Retraites : « Il est à craindre que cette réforme ne conduise à une catastrophe » Boris Vallaud, député PS

Boris Vallaud et Olivier Faure

La commission spéciale retraite de l’Assemblée nationale a commencé l’examen du projet de réforme lundi 3 février. Responsable du texte pour le groupe socialiste, et vice-président de la commission, le député PS Boris Vallaud, estime que l’examen du texte est soumis à des délais « beaucoup trop courts ». Il considère que les éléments fournis par le gouvernement ne donnent aucune « visibilité de l’impact réel de ce projet » et redoute « une catastrophe pour notre système de retraites ».

– L’Assemblée nationale vient d’être saisie du projet de loi sur les retraites. Comment se présentent les choses ?

C’est très compliqué. En toute bonne foi, on nous demande d’examiner près de 1500 pages dans des délais impossibles. Il faut savoir que le gouvernement a fait le choix de la procédure accélérée. Et en décidant de la mise en place d’une commission spéciale retraite, il retire à l’opposition son droit de demander la nomination de son propre rapporteur, droit effectif quand il s’agit de la commission des affaires sociales.

Les délais sont beaucoup trop courts. Les deux projets de loi (ordinaire et organique) ainsi que l’étude d’impact, nous ont été transmis le vendredi 24 janvier et, dès le mardi 28 janvier, nous devions être prêts pour procéder à l’audition du secrétaire d’Etat chargé des retraites, Laurent Pietraszewski. 4 jours là où le gouvernement a eu plus de deux ans pour travailler sur son projet. Quant à l’examen en commission spéciale, il doit durer 10 jours, du 3 au 12 février, pour un débat en séance publique à partir du 17 février et un vote solennel prévu par le gouvernement le 3 mars. Compte tenu des enjeux de cette réforme, ces conditions d’examen par les députés sont déplorables et incompréhensibles.

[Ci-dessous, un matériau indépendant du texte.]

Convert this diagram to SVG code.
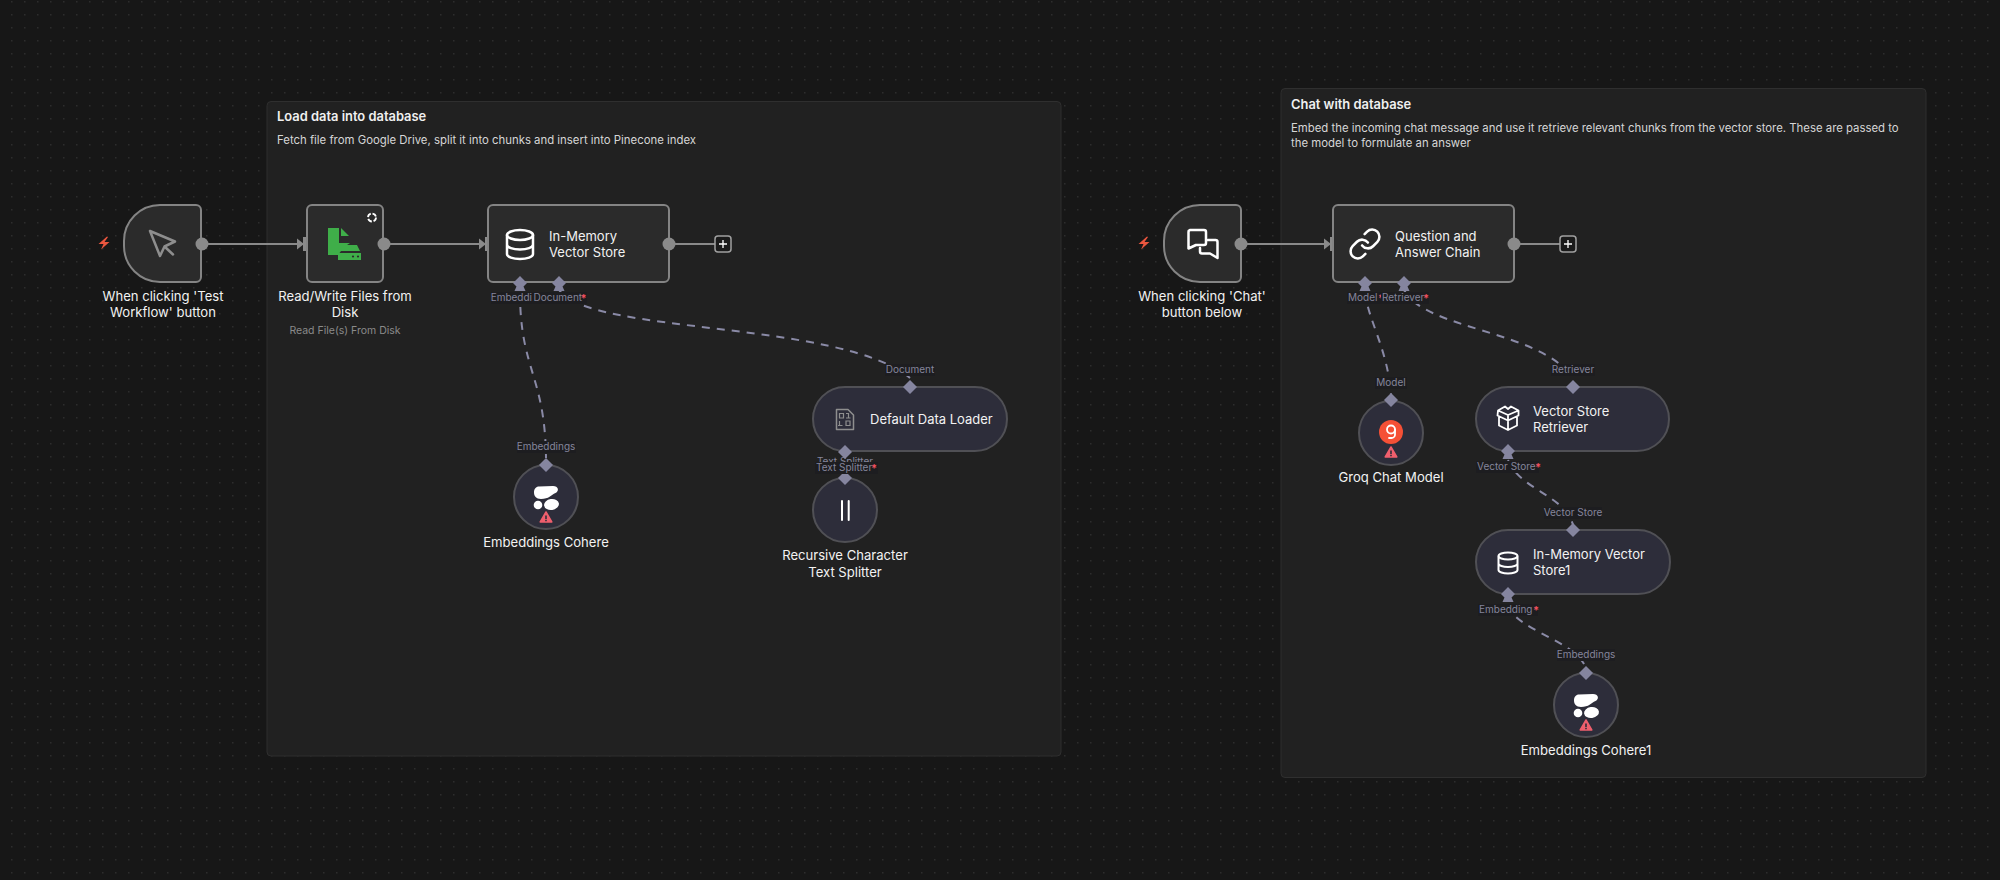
<svg xmlns="http://www.w3.org/2000/svg" width="2000" height="880" viewBox="0 0 2000 880">
<style>
text{font-family:Inter,"Noto Sans","Liberation Sans",sans-serif}
.bg{fill:#171717}
.sticky{fill:#212121;stroke:#2f2f2f;stroke-width:1}
.st{font-size:12.9px;font-weight:600;fill:#f0f0f0}
.sd{font-size:11.36px;fill:#d6d6d6}
.main{fill:#2b2b2b;stroke:#848484;stroke-width:2}
.sub{fill:#2d2d3a;stroke:#505055;stroke-width:2}
.nl{font-size:13.1px;fill:#f2f2f2;text-anchor:middle}
.ni{font-size:13px;fill:#f2f2f2}
.ns{font-size:10.5px;fill:#8a8a8a;text-anchor:middle}
.pl{font-size:10px;fill:#85859b}
.plm{font-size:10px;fill:#85859b;text-anchor:middle}
.star{font-size:11px;font-weight:700;fill:#f0505f}
.lb{fill:#1d1d20}
.flow{fill:none;stroke:#8a8a8a;stroke-width:2}
.dash{fill:none;stroke:#8a8aa6;stroke-width:2;stroke-dasharray:8 7}
.dot{fill:#8a8a8a}
.pin{fill:#8a8a8a}
.dia{fill:#85859f}
.ic{fill:none;stroke:#fff;stroke-width:2.5;stroke-linecap:round;stroke-linejoin:round}
.icg{fill:none;stroke:#8e8e8e;stroke-width:2.5;stroke-linecap:round;stroke-linejoin:round}
.bolt{fill:#e9563f}
.plusb{fill:#1a1a1a;stroke:#a0a0a0;stroke-width:1.5}
.plus{stroke:#fff;stroke-width:1.3}
</style>
<defs>
<pattern id="grid" x="11" y="1" width="13" height="13" patternUnits="userSpaceOnUse"><rect x="0" y="0" width="1.5" height="1.5" fill="#2d2d2d"/></pattern>
<path id="d" class="dia" d="M0 -7L7 0L0 7L-7 0Z"/>
<path id="db" class="dia" d="M0 -8L7 -1L3.500 2.500L5.500 7H-5.500L-3.500 2.500L-7 -1Z"/>
<path id="bolt" class="bolt" d="M3 -6.500L-5.500 1H-0.500L-3 6.500L5.500 -1H0.500L4 -6Z"/>
<g id="warn"><path fill="#ef5f6d" stroke="#ef5f6d" stroke-width="1.500" stroke-linejoin="round" d="M0 -5L5.800 5H-5.800Z"/><path stroke="#2d2d3a" stroke-width="1.600" d="M0 -1.500V2M0 2.800V4.200"/></g>
<g id="cohere"><path fill="#fff" d="M-7 -10.500L7 -11C12.500 -11 13.500 -6 9.500 -4C5 -2 3 2 -5 2C-10 2 -12 -1 -12 -4.500C-12 -8 -10 -10.500 -7 -10.500Z"/><circle cx="-8" cy="8" r="4.300" fill="#fff"/><ellipse cx="5.500" cy="7.500" rx="7.500" ry="5.500" fill="#fff" transform="rotate(-8 5.500 7.500)"/><use href="#warn" x="0" y="20"/></g>
</defs>
<rect class="bg" width="2000" height="880"/>
<rect width="2000" height="880" fill="url(#grid)"/>

<g id="sticky-load">
<rect class="sticky" x="267" y="101.500" width="794" height="654.500" rx="4"/>
<text class="st" x="277" y="121">Load data into database</text>
<text class="sd" x="277" y="144">Fetch file from Google Drive, split it into chunks and insert into Pinecone index</text>
</g>
<g id="sticky-chat">
<rect class="sticky" x="1281" y="88.500" width="645" height="689" rx="4"/>
<text class="st" x="1291" y="109">Chat with database</text>
<text class="sd" x="1291" y="132">Embed the incoming chat message and use it retrieve relevant chunks from the vector store. These are passed to</text>
<text class="sd" x="1291" y="147">the model to formulate an answer</text>
</g>

<g id="connectors">
<path class="flow" d="M202 244H298"/><path class="pin" d="M297 238.500L304 244L297 249.500ZM303 237H309.500V251H303Z"/>
<path class="flow" d="M384 244H480"/><path class="pin" d="M479 238.500L486 244L479 249.500ZM485 237H491.500V251H485Z"/>
<path class="flow" d="M669 244H715"/>
<path class="flow" d="M1241 244H1325"/><path class="pin" d="M1324 238.500L1331 244L1324 249.500ZM1330 237H1336.500V251H1330Z"/>
<path class="flow" d="M1514 244H1560"/>
<path class="dash" d="M520 292C520 370 545 375 546 458"/>
<path class="dash" d="M559 290C590 335 840 320 910 378"/>
<path class="dash" d="M1365 292C1368 320 1388 350 1391 395"/>
<path class="dash" d="M1404 290C1425 330 1540 330 1573 378"/>
<path class="dash" d="M1508 460C1520 490 1565 495 1573 525"/>
<path class="dash" d="M1508 605C1515 630 1575 640 1586 668"/>
</g>

<g id="node-trigger-test">
<path class="main" d="M160 205H196a5 5 0 0 1 5 5V277a5 5 0 0 1 -5 5H160a36 36 0 0 1 -36 -36V241a36 36 0 0 1 36 -36Z"/>
<path class="icg" d="M150 231L175 241.500L164.500 246.500L160 256ZM164.500 246.500L173 254.500"/>
<circle class="dot" cx="202" cy="244" r="6.500"/>
<use href="#bolt" x="104" y="243"/>
<text class="nl" x="163" y="301">When clicking 'Test</text>
<text class="nl" x="163" y="317">Workflow' button</text>
</g>
<g id="node-read-files">
<rect class="main" x="307" y="205" width="76" height="77" rx="5"/>
<path fill="#3fae49" d="M328 228H339V243H350L344 247L338 255H328ZM341 228L349 236H341ZM343 245H357L360 251H339ZM338 253H361V260H338Z"/>
<circle cx="353" cy="256.500" r="1.100" fill="#2b2b2b"/><circle cx="358" cy="256.500" r="1.100" fill="#2b2b2b"/>
<circle cx="372" cy="217.500" r="4" fill="none" stroke="#fff" stroke-width="1.800" stroke-dasharray="4.500 1.800"/>
<circle class="dot" cx="384" cy="244" r="6.500"/>
<text class="nl" x="345" y="301">Read/Write Files from</text>
<text class="nl" x="345" y="317">Disk</text>
<text class="ns" x="345" y="334">Read File(s) From Disk</text>
</g>
<g id="node-vector-store">
<rect class="main" x="488" y="205" width="181" height="77" rx="5"/>
<path class="ic" d="M507 235V254C507 257 513 259 520 259S533 257 533 254V235M507 244.500C507 247.500 513 249.500 520 249.500S533 247.500 533 244.500"/>
<ellipse class="ic" cx="520" cy="235" rx="13" ry="5"/>
<text class="ni" x="549" y="240.500">In-Memory</text>
<text class="ni" x="549" y="257">Vector Store</text>
<circle class="dot" cx="669" cy="244" r="6.500"/>
<rect class="plusb" x="715" y="236" width="16" height="16" rx="3"/><path class="plus" d="M723 240V248M719 244H727"/>
<use href="#db" x="520" y="284"/><use href="#db" x="559" y="284"/>
</g>
<g id="node-embeddings">
<circle class="sub" cx="546" cy="497" r="32"/>
<use href="#cohere" x="546" y="497"/>
<use href="#d" x="546" y="465"/>
<text class="nl" x="546" y="547">Embeddings Cohere</text>
</g>
<g id="node-loader">
<rect class="sub" x="813" y="387" width="194" height="64" rx="32"/>
<path fill="none" stroke="#8e8e8e" stroke-width="1.500" stroke-linejoin="round" d="M836.500 409.500H848L853.500 415V429.500H836.500Z"/>
<path fill="none" stroke="#8e8e8e" stroke-width="1.200" d="M839.500 413.500h4v4.500h-4zM846 413.500h2.500v4.500M846 418h4.500M839.500 421v4.500M838 425.500h4.500M846 421h4v4.500h-4z"/>
<text class="ni" x="870" y="424">Default Data Loader</text>
<use href="#d" x="910" y="387"/>
<use href="#d" x="845" y="452"/>
</g>
<g id="node-splitter">
<circle class="sub" cx="845" cy="510" r="32"/>
<path stroke="#fff" stroke-width="2" stroke-linecap="round" fill="none" d="M842 501V520M848.700 501V520"/>
<use href="#d" x="845" y="478"/>
<text class="nl" x="845" y="560">Recursive Character</text>
<text class="nl" x="845" y="577">Text Splitter</text>
</g>

<g id="node-trigger-chat">
<path class="main" d="M1200 205H1236a5 5 0 0 1 5 5V277a5 5 0 0 1 -5 5H1200a36 36 0 0 1 -36 -36V241a36 36 0 0 1 36 -36Z"/>
<path class="ic" d="M1190 230H1204a2 2 0 0 1 2 2V243a2 2 0 0 1 -2 2H1196L1188.500 248.500V232a2 2 0 0 1 2 -2ZM1208 240H1215.500a2 2 0 0 1 2 2V258L1210 253.500H1202a2 2 0 0 1 -2 -2V248"/>
<circle class="dot" cx="1241" cy="244" r="6.500"/>
<use href="#bolt" x="1144" y="243"/>
<text class="nl" x="1202" y="301">When clicking 'Chat'</text>
<text class="nl" x="1202" y="317">button below</text>
</g>
<g id="node-qa-chain">
<rect class="main" x="1333" y="205" width="181" height="77" rx="5"/>
<g transform="translate(1347.600 226.600) scale(1.450)"><path fill="none" stroke="#fff" stroke-width="1.750" stroke-linecap="round" stroke-linejoin="round" d="M10 13a5 5 0 0 0 7.540.54l3-3a5 5 0 0 0-7.070-7.070l-1.720 1.710M14 11a5 5 0 0 0-7.540-.54l-3 3a5 5 0 0 0 7.070 7.070l1.710-1.710"/></g>
<text class="ni" x="1395" y="240.500">Question and</text>
<text class="ni" x="1395" y="257">Answer Chain</text>
<circle class="dot" cx="1514" cy="244" r="6.500"/>
<rect class="plusb" x="1560" y="236" width="16" height="16" rx="3"/><path class="plus" d="M1568 240V248M1564 244H1572"/>
<use href="#db" x="1365" y="284"/><use href="#db" x="1404" y="284"/>
</g>
<g id="node-groq">
<circle class="sub" cx="1391" cy="433" r="32"/>
<circle cx="1391" cy="432" r="12" fill="#f55036"/>
<circle cx="1391" cy="429.500" r="4" fill="none" stroke="#fff" stroke-width="1.800"/>
<path fill="none" stroke="#fff" stroke-width="1.800" stroke-linecap="round" d="M1395 429.500V434.500a3.500 3.500 0 0 1 -3.500 3.500H1389"/>
<use href="#warn" x="1391" y="452"/>
<use href="#d" x="1391" y="400"/>
<text class="nl" x="1391" y="482">Groq Chat Model</text>
</g>
<g id="node-retriever">
<rect class="sub" x="1476" y="387" width="193" height="64" rx="32"/>
<path fill="none" stroke="#fff" stroke-width="1.800" stroke-linejoin="round" d="M1508 415L1498 410.500L1505 406.500L1508 409L1511 406.500L1518.500 410.500ZM1498 410.500L1497.500 415.500L1508 420.500L1518.500 415.500L1518.500 410.500M1508 415V420.500M1499 417V425.500L1508 430L1517 425.500V417M1508 420.500V430"/>
<text class="ni" x="1533" y="416">Vector Store</text>
<text class="ni" x="1533" y="432">Retriever</text>
<use href="#d" x="1573" y="387"/>
<use href="#db" x="1508" y="452"/>
</g>
<g id="node-memory1">
<rect class="sub" x="1476" y="530" width="194" height="64" rx="32"/>
<path fill="none" stroke="#fff" stroke-width="2" stroke-linecap="round" d="M1498.500 557V570C1498.500 572 1503 573.500 1508 573.500S1517.500 572 1517.500 570V557M1498.500 563.500C1498.500 565.500 1503 567 1508 567S1517.500 565.500 1517.500 563.500"/>
<ellipse cx="1508" cy="556" rx="9.500" ry="3.500" fill="none" stroke="#fff" stroke-width="2"/>
<text class="ni" x="1533" y="559">In-Memory Vector</text>
<text class="ni" x="1533" y="575">Store1</text>
<use href="#d" x="1573" y="530"/>
<use href="#db" x="1508" y="595"/>
</g>
<g id="node-embeddings1">
<circle class="sub" cx="1586" cy="705" r="32"/>
<use href="#cohere" x="1586" y="705"/>
<use href="#d" x="1586" y="673"/>
<text class="nl" x="1586" y="755">Embeddings Cohere1</text>
</g>

<g id="port-labels">
<rect class="lb" x="491" y="292" width="42" height="12"/>
<text class="plm" x="520" y="301">Embeddings</text>
<rect class="lb" x="532" y="292" width="55" height="12"/>
<text class="pl" x="533.500" y="301">Document</text><text class="star" x="580.500" y="302">*</text>
<rect class="lb" x="517" y="441" width="59" height="12"/>
<text class="plm" x="546" y="450">Embeddings</text>
<rect class="lb" x="885" y="364" width="50" height="12"/>
<text class="plm" x="910" y="373">Document</text>
<text class="plm" x="845" y="465">Text Splitter</text>
<rect class="lb" x="815" y="462" width="63" height="12"/>
<text class="pl" x="816" y="470.500">Text Splitter</text><text class="star" x="871" y="471.500">*</text>
<rect class="lb" x="1347" y="292" width="35" height="12"/>
<text class="pl" x="1348" y="301">Model</text><text class="star" x="1378" y="302">*</text>
<rect class="lb" x="1381" y="292" width="48" height="12"/>
<text class="pl" x="1382" y="301">Retriever</text><text class="star" x="1423" y="302">*</text>
<rect class="lb" x="1375" y="377" width="32" height="12"/>
<text class="plm" x="1391" y="386">Model</text>
<rect class="lb" x="1551" y="364" width="44" height="12"/>
<text class="plm" x="1573" y="373">Retriever</text>
<rect class="lb" x="1476" y="461" width="63" height="12"/>
<text class="pl" x="1477" y="470">Vector Store</text><text class="star" x="1535" y="471">*</text>
<rect class="lb" x="1544" y="507" width="58" height="12"/>
<text class="plm" x="1573" y="516">Vector Store</text>
<rect class="lb" x="1478" y="604" width="60" height="12"/>
<text class="pl" x="1479" y="613">Embedding</text><text class="star" x="1533" y="614">*</text>
<rect class="lb" x="1557" y="649" width="58" height="12"/>
<text class="plm" x="1586" y="658">Embeddings</text>
</g>
</svg>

– Que pensez-vous du projet de loi qui vous a été soumis ?

Sur les 22 000 amendements qui ont été déposés, notre groupe en a déposé 275 qui concernent tous les points obscurs du texte : la sortie du système des hauts revenus (+120 000 euros/an) qui va coûter 3,7 milliards d’euros par an ; la pénibilité ; l’emploi des seniors ; la situation des femmes qui vont notamment perdre la majoration de 8 trimestres par enfant etc.

D’une façon générale, nous considérons que cette réforme va conduire à une baisse importante du taux de remplacement. Le niveau de vie des retraités va se dégrader de 30% à partir de 2050,  alors même que le départ en retraite aura été repoussé. Certes, le projet de loi contient un minimum contributif à 1000 euros. Mais, les pensions étant indexées sur l’inflation et non sur les salaires, il faut s’attendre à un décrochage de ces 1000 euros par rapport aux salaires, et donc à un tassement notable en terme de pouvoir d’achat. Selon certaines projections, on aura 40% des femmes qui toucheront ce minimum contributif à la retraite, soit 85% du SMIC. Tout cela est plus qu’inquiétant.

Par ailleurs, du point de vue juridique, nous sommes saisis d’une étude d’impact qui, comme l’a dit le Conseil d’Etat, est très mauvaise. Le projet de loi est lui-même incomplet puisque 29 ordonnances et plus d’une centaines de décrets d’application doivent venir le préciser. A noter que la réforme Fillon de 2010 a été adoptée sans aucune ordonnance, et que la réforme Touraine de 2014 n’a été complétée que de 2 ordonnances qui concernaient la situation spécifique de l’Outre-mer.

– Plus généralement, quelle est votre analyse de la méthode du gouvernement concernant cette réforme ?

Ce qui apparaît, c’est l’état d’impréparation de cette réforme. A se demander ce qu’a fait Jean-Paul Delevoye pendant 2 ans. On peut parler d’une incompétence coupable du gouvernement, car au point où on en est, nous n’avons aucune visibilité de l’impact réel de ce projet. Et nous sommes confrontés à un manque de sincérité à travers cette étude d’impact dont les scénarios relèvent du bricolage. Ce n’est pas rassurant. Il est vraiment à craindre que cette réforme ne conduise à une catastrophe pour notre système de retraites.

En outre, l’Assemblée nationale ne pourra intégrer les arbitrages de la Conférence du financement qu’en deuxième lecture, puisque ceux-ci sont prévus pour la fin avril. En première lecture, ce sera un vote à l’aveugle.